We also find the general rule in other jurisdictions is that an unauthorized autopsy is a tort giving rise to a cause of action for damages; and in those jurisdictions the courts are not primarily concerned with the extent of the physical mishandling, injury or mutilation to the body per se, but rather with the effect of the same on the feelings and emotions of the surviving relatives who have the duty of burial. 25A C.J.S. Dead Bodies § 8(1); 22 Am.Jur.2d Dead Bodies §§ 31, 32, 42, 43; Liberty Mutual Ins. Co. v. Lipscomb, 56 Ga.App. 15, 192 S. E. 56; Aetna Life Ins. Co. v. Burton, 104 Ind.App. 576, 12 N.E.2d 360; Alderman v. Ford, 146 Kan. 698, 72 P.2d 981; Beller v. City of New York, 269 App.Div. 642, 58 N.Y.S.2d 112; Zaslowsky v. Nassau County Public General Hosp., 27 Misc.2d 379, 209 N.Y.S.2d 921; Trammell v. City of N. Y., 193 Misc. 356, 82 N.Y.S.2d 762.

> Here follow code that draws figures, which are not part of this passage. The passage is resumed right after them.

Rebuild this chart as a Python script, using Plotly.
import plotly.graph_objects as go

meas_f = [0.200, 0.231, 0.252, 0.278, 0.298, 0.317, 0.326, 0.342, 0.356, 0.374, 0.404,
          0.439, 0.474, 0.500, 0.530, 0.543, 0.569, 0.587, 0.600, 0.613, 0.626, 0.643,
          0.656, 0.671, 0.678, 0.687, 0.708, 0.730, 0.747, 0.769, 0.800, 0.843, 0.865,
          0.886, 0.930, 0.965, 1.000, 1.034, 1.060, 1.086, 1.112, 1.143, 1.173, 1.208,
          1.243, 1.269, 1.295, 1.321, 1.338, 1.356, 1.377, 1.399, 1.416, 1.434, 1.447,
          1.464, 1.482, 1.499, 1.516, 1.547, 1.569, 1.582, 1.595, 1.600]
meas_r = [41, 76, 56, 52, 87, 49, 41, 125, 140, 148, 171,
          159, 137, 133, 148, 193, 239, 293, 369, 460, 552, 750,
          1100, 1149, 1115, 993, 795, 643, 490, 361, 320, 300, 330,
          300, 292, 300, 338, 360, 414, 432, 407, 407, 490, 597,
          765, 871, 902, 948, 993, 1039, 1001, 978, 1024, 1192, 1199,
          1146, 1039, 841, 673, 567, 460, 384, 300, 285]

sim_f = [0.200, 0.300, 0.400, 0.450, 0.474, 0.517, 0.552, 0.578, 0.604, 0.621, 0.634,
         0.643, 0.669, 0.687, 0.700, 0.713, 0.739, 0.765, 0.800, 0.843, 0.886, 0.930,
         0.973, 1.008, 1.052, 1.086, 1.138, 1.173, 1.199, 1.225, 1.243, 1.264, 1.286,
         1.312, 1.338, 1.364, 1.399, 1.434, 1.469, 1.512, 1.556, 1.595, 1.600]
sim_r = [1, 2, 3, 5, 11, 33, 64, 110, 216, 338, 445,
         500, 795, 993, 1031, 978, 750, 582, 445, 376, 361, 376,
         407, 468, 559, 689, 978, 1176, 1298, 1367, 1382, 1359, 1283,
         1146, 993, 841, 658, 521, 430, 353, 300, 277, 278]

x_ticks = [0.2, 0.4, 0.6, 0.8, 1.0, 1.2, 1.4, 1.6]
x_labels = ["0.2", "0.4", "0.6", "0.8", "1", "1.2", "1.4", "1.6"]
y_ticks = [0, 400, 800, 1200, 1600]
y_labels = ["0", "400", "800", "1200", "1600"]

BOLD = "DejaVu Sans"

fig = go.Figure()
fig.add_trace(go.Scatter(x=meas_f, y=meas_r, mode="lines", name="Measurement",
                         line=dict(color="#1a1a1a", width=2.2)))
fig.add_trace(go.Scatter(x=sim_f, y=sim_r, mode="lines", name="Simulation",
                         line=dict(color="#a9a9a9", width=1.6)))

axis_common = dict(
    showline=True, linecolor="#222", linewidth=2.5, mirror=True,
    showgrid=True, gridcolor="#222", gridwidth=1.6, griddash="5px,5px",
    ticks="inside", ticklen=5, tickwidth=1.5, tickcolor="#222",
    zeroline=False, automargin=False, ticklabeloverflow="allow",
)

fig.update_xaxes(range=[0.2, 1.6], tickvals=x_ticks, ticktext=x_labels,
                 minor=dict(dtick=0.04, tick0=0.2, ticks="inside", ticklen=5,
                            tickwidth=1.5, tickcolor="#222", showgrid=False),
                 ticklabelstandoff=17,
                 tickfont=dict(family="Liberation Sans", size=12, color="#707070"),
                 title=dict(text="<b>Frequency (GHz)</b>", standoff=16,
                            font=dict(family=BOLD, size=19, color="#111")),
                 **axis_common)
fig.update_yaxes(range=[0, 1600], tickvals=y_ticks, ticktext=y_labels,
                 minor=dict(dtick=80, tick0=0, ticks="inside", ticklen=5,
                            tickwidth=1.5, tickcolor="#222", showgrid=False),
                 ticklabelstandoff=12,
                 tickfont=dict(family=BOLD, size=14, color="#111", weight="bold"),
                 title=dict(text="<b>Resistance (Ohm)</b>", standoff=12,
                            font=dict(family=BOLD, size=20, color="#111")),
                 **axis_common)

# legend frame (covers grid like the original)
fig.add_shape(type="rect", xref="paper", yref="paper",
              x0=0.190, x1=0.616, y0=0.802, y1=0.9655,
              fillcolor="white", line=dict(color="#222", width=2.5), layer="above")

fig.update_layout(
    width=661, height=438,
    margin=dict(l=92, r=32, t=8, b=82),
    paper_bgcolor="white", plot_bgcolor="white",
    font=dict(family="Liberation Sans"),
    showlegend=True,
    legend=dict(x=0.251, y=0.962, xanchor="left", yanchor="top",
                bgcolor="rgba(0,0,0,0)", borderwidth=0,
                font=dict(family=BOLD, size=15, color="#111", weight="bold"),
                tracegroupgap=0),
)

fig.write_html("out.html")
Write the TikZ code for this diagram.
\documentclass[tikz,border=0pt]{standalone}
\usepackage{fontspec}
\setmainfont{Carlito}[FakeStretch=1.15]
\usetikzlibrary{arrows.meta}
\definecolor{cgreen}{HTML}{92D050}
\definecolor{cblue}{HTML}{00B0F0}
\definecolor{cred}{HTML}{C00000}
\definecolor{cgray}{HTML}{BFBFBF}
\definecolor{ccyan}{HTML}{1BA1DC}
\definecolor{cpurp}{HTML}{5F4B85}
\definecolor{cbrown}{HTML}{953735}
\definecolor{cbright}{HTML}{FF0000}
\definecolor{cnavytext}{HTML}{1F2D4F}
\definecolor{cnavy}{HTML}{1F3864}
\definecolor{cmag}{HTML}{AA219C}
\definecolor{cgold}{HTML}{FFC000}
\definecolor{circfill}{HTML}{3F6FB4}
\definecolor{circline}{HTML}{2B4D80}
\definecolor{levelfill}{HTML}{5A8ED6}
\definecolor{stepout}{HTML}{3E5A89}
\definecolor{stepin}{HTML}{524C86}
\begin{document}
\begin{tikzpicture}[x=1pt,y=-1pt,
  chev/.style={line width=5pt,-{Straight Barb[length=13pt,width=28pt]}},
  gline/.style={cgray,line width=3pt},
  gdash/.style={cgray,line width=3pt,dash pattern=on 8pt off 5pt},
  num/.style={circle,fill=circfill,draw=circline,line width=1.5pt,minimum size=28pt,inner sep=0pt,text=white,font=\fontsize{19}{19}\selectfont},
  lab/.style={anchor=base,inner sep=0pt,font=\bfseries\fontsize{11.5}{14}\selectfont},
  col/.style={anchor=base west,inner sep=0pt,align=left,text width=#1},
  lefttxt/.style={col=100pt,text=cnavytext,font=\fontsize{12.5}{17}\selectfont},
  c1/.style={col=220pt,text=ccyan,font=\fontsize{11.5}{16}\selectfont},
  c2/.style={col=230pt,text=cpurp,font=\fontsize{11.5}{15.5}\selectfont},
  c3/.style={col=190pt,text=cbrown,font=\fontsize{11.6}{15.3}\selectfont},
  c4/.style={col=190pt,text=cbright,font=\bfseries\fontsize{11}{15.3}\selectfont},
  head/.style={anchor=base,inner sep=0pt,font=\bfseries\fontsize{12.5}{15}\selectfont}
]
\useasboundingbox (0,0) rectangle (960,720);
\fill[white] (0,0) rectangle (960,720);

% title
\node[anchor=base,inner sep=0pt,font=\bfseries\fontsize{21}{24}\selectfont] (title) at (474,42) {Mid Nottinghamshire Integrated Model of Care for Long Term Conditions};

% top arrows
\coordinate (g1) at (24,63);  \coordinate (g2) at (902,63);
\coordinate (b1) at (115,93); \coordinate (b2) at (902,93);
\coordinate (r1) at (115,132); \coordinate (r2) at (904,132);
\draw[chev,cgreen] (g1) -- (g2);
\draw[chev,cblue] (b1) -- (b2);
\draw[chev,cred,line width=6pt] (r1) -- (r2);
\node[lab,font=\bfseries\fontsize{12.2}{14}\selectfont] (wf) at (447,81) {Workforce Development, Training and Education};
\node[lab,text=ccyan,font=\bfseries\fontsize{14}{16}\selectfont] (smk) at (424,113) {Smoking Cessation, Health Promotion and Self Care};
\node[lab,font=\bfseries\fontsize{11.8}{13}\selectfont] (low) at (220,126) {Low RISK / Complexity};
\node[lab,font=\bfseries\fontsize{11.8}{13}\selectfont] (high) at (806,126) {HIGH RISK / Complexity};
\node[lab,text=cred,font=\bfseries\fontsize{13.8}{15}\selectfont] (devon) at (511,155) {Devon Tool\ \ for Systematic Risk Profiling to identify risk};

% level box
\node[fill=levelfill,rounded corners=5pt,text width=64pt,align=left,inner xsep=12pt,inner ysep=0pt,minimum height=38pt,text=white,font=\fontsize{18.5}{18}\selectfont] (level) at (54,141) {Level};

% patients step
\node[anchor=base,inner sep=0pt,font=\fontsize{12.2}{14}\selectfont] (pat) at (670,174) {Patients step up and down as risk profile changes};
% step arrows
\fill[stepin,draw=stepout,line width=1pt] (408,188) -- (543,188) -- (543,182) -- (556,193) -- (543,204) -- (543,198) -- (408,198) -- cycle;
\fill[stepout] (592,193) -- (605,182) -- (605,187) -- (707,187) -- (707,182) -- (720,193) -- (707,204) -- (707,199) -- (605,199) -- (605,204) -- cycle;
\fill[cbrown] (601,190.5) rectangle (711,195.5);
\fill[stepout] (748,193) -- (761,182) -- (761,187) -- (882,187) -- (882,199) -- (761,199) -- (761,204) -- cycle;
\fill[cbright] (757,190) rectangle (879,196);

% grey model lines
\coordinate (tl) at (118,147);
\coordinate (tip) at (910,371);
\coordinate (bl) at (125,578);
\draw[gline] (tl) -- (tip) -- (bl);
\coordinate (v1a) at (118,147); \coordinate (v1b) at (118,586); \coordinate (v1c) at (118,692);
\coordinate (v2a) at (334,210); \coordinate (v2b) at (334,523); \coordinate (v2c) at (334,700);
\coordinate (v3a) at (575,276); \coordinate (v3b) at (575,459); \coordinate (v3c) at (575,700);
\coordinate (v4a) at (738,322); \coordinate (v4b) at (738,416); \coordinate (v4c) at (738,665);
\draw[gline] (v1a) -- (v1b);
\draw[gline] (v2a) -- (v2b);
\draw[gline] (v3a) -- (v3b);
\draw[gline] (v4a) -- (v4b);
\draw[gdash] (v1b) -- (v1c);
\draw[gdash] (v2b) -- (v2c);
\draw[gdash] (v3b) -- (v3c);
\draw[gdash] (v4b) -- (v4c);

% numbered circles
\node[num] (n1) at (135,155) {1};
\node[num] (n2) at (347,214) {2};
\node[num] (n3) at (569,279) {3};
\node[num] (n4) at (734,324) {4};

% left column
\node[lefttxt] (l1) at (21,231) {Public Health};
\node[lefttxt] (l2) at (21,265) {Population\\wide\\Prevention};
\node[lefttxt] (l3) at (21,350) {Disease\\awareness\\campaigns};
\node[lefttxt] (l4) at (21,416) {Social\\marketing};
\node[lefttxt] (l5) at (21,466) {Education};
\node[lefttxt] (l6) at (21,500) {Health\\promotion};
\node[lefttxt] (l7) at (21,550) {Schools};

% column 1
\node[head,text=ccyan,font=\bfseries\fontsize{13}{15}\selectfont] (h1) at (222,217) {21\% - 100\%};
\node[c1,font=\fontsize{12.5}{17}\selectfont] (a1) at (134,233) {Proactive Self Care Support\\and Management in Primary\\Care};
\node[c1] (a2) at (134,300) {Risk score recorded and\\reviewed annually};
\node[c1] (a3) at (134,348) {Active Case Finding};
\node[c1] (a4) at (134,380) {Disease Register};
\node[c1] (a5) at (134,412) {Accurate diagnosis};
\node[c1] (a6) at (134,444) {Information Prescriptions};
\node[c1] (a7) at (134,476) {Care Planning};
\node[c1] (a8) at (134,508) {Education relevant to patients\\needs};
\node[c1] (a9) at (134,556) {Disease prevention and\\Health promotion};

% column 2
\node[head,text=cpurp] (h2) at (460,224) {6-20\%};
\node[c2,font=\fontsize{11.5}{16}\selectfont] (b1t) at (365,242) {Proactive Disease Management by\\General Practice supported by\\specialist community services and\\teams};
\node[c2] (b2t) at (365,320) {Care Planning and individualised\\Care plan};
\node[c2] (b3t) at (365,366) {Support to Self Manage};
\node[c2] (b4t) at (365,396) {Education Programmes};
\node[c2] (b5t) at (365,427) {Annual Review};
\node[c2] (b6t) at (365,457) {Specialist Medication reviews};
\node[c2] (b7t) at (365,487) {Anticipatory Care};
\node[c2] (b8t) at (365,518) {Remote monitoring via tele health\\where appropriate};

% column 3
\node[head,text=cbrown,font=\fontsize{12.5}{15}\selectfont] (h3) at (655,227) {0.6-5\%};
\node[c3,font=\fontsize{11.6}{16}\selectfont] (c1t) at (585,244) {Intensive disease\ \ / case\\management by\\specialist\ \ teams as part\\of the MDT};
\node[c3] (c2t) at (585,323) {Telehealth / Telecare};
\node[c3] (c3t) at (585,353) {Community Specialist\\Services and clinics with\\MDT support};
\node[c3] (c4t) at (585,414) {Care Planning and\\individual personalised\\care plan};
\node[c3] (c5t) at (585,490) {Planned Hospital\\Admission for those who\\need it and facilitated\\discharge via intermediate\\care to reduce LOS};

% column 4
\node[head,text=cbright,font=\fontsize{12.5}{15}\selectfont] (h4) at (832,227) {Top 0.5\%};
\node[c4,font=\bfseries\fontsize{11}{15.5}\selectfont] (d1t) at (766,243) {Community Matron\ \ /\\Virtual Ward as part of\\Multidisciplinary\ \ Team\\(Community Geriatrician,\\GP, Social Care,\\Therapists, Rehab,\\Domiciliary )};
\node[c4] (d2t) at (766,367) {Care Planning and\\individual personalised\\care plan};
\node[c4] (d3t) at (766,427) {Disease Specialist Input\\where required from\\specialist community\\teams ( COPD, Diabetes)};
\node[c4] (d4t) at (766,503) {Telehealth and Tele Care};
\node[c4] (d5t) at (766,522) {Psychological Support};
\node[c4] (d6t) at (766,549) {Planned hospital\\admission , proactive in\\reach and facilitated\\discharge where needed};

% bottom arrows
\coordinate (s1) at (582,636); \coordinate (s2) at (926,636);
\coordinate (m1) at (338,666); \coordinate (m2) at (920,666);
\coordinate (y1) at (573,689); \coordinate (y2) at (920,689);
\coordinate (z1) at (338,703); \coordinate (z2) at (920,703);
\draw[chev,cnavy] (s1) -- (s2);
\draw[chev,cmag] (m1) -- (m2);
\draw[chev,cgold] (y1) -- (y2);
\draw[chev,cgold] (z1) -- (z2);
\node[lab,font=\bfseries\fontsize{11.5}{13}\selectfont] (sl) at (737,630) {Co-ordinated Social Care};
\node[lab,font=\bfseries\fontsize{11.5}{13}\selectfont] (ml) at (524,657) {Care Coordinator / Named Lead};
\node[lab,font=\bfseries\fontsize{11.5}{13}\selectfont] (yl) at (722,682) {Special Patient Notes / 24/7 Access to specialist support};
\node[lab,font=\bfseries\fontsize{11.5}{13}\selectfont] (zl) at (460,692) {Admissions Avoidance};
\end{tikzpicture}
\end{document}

Appellants' first contention, that there can be no recovery because the autopsy in no way mutilated the body or interferred with the burial, is untenable. It is true there was no interference with the burial. But it is also true that Mrs. French did not receive the body of her husband in the same condition it was at the time of death. Testimony given on behalf of the defendants by the pathologist who supervised the autopsy establishes that the two body cavities, thoracic and abdominal, were entered through an anterior "Y" shaped incision, the various organs were removed and examined, and tissue samples were taken for histological interpretation. The pathologist also testified that the usual embalming procedure for preservation of the organs was unnecessary because of their removal. Within the meaning of the rule under which defendants are liable, dissection is mutilation. And, as we have said, the primary consideration is not the extent of mutilation per se; it is the effect of the mutilation on the feelings and emotions of those who have the duty of burial.